*What the task requires*
Write only the number of lines in the records beneath that hold "with".

>> begin

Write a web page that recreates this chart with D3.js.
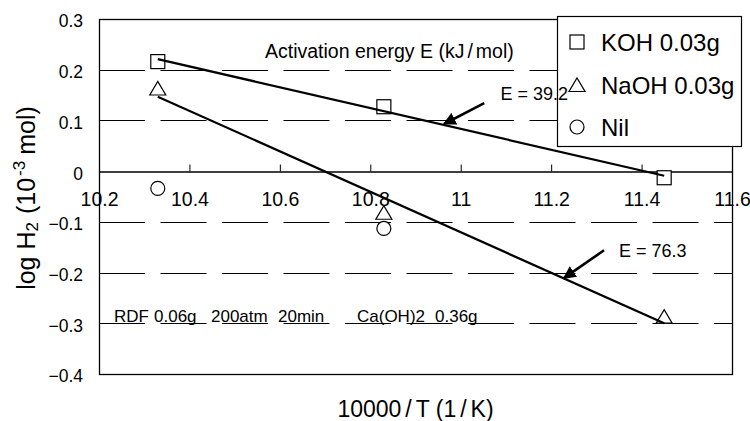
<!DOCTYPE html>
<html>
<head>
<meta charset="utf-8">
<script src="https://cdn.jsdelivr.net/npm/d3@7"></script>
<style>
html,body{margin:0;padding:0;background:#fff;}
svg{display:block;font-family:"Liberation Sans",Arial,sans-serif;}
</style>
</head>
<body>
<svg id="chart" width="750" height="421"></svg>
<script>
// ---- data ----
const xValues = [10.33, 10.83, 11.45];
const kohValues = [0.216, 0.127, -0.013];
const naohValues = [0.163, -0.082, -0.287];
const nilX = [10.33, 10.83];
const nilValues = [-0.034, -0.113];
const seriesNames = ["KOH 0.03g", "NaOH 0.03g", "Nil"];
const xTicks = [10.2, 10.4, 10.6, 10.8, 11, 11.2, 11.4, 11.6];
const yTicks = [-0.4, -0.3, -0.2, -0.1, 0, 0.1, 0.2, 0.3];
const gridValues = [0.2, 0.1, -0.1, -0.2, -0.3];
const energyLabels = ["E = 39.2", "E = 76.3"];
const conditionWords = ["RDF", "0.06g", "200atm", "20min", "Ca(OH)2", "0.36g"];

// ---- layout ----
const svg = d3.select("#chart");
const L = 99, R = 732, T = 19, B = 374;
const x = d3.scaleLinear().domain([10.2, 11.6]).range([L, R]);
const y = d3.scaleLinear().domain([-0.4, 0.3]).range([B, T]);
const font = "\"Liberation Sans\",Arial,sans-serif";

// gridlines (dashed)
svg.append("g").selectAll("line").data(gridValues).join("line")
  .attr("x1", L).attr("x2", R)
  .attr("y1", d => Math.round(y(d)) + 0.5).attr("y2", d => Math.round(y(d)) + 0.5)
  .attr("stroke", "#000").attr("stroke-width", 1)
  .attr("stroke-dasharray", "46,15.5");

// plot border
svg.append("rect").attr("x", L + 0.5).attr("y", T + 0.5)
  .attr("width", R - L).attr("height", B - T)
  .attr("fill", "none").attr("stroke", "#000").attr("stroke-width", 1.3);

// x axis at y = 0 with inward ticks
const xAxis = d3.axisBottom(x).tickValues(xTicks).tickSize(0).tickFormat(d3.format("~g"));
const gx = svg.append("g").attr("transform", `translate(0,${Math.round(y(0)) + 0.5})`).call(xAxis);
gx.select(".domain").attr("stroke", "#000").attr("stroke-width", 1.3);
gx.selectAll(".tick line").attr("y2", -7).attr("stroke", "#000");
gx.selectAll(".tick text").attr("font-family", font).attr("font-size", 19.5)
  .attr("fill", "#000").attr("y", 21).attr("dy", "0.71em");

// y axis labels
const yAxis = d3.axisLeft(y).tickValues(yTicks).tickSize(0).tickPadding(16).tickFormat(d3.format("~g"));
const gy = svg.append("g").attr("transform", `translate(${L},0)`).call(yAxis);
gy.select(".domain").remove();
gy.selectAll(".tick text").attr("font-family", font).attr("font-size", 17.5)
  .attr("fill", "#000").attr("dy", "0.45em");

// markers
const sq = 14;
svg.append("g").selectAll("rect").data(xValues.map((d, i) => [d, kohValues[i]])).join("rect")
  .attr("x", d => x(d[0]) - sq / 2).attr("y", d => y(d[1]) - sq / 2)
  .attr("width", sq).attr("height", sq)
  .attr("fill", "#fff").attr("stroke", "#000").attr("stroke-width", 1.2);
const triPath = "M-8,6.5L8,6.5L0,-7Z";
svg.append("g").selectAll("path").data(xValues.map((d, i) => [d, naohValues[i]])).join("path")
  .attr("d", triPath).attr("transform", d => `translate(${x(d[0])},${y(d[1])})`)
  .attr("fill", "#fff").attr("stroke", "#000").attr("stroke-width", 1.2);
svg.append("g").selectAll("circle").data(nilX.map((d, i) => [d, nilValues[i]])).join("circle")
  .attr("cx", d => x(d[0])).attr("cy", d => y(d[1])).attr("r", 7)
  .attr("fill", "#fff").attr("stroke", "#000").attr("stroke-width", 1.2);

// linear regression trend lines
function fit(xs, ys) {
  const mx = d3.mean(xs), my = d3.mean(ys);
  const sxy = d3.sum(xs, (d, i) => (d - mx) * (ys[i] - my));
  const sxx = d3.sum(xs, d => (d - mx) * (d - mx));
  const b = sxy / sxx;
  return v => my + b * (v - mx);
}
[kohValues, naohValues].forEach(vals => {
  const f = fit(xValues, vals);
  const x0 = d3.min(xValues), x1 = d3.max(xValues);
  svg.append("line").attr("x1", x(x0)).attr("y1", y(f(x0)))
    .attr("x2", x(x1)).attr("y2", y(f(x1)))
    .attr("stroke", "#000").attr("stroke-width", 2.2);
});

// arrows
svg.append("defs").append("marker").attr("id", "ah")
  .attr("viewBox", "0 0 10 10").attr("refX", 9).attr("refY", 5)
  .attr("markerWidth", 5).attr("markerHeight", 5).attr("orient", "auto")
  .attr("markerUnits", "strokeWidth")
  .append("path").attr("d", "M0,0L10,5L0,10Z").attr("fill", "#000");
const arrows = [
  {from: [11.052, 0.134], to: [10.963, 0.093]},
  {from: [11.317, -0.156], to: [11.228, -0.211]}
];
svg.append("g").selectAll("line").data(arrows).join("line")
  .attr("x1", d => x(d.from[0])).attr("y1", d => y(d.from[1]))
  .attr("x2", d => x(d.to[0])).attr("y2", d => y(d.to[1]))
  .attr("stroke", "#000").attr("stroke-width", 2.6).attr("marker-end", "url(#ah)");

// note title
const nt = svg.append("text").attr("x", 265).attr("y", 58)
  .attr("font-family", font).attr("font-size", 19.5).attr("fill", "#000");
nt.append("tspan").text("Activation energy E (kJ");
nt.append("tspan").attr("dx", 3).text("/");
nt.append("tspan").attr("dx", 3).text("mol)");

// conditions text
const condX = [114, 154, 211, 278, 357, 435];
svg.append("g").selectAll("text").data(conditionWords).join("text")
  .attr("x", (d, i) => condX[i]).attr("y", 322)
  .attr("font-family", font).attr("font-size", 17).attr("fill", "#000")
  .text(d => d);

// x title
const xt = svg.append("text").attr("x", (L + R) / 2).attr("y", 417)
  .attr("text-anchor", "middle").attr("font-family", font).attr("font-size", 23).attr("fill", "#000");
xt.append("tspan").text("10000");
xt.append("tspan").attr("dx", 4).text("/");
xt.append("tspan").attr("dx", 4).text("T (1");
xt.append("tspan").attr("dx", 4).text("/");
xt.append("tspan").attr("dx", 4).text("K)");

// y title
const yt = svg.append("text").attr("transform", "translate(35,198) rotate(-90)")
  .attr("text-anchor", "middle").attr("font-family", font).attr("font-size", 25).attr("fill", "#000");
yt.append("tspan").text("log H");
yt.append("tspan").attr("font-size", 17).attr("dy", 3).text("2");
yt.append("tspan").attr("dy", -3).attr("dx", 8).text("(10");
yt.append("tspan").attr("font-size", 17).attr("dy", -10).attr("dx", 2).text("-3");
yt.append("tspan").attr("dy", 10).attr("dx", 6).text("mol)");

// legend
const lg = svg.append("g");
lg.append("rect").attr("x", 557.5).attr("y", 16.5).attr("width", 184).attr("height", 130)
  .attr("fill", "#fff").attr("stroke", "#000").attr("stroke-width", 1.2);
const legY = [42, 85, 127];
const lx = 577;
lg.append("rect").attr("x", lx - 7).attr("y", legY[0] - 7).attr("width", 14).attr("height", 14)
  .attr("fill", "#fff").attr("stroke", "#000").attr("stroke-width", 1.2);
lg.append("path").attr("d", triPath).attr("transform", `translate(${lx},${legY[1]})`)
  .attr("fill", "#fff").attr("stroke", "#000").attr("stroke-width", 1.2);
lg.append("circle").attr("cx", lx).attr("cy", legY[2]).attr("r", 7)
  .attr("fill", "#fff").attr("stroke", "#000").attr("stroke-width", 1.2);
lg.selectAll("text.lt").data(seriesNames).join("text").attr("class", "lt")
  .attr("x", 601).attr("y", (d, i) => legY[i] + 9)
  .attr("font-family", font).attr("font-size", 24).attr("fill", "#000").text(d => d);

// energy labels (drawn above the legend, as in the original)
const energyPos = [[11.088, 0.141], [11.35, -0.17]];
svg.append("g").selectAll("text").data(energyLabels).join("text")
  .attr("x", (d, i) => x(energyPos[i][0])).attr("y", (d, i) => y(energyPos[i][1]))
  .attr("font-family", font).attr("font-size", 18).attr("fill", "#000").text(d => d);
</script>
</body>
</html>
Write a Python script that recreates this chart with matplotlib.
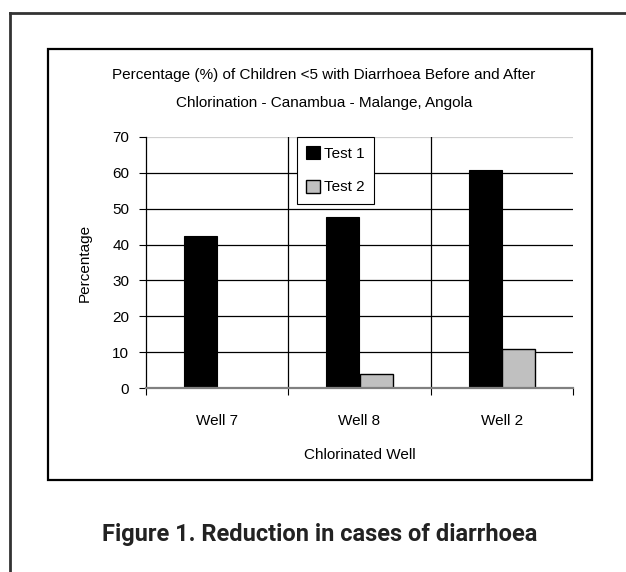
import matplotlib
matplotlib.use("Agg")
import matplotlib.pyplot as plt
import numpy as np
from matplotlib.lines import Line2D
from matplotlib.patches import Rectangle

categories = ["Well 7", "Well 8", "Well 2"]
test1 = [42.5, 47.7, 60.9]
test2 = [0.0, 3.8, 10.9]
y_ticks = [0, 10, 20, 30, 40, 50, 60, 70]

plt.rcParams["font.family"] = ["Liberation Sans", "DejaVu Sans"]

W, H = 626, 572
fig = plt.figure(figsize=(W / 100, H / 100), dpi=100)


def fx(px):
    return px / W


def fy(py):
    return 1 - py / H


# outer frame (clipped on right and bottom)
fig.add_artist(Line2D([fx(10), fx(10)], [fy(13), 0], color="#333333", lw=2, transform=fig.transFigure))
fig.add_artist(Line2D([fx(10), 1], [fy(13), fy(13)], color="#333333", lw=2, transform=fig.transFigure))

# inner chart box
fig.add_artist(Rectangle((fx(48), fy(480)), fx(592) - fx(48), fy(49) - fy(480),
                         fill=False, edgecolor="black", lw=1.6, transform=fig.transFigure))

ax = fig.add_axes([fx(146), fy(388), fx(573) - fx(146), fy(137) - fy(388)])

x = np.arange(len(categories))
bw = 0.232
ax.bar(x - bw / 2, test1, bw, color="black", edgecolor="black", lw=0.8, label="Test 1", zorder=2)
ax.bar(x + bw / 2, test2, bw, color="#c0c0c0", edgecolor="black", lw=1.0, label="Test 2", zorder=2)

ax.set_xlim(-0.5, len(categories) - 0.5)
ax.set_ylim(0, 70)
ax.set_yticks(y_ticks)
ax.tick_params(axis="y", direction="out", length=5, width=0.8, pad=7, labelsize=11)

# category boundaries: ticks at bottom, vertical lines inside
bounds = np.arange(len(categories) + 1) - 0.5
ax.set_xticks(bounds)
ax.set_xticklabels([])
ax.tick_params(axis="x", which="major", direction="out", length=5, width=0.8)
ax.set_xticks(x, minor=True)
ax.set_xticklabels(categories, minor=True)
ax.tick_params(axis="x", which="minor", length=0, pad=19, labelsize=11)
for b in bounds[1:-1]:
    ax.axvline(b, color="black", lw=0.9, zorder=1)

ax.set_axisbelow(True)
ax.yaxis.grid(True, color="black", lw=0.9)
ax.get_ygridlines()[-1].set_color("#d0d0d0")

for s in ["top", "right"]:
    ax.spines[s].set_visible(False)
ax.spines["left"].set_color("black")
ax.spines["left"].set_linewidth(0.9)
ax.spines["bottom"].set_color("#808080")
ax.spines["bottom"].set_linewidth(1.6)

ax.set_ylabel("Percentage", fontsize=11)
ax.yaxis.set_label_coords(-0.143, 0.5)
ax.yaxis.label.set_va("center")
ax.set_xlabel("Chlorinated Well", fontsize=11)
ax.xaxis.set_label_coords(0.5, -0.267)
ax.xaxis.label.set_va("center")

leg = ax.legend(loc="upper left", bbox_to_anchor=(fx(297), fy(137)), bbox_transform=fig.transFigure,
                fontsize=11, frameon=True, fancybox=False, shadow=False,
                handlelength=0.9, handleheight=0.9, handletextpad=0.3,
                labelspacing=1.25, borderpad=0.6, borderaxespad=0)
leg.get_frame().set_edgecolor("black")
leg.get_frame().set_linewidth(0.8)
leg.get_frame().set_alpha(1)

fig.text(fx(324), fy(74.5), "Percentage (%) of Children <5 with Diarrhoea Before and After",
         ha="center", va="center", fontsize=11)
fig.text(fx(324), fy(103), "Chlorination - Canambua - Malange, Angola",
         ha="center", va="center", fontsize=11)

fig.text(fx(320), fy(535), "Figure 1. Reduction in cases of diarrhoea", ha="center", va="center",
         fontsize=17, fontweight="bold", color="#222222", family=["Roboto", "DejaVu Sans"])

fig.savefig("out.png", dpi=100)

>> end

*Right answer*
4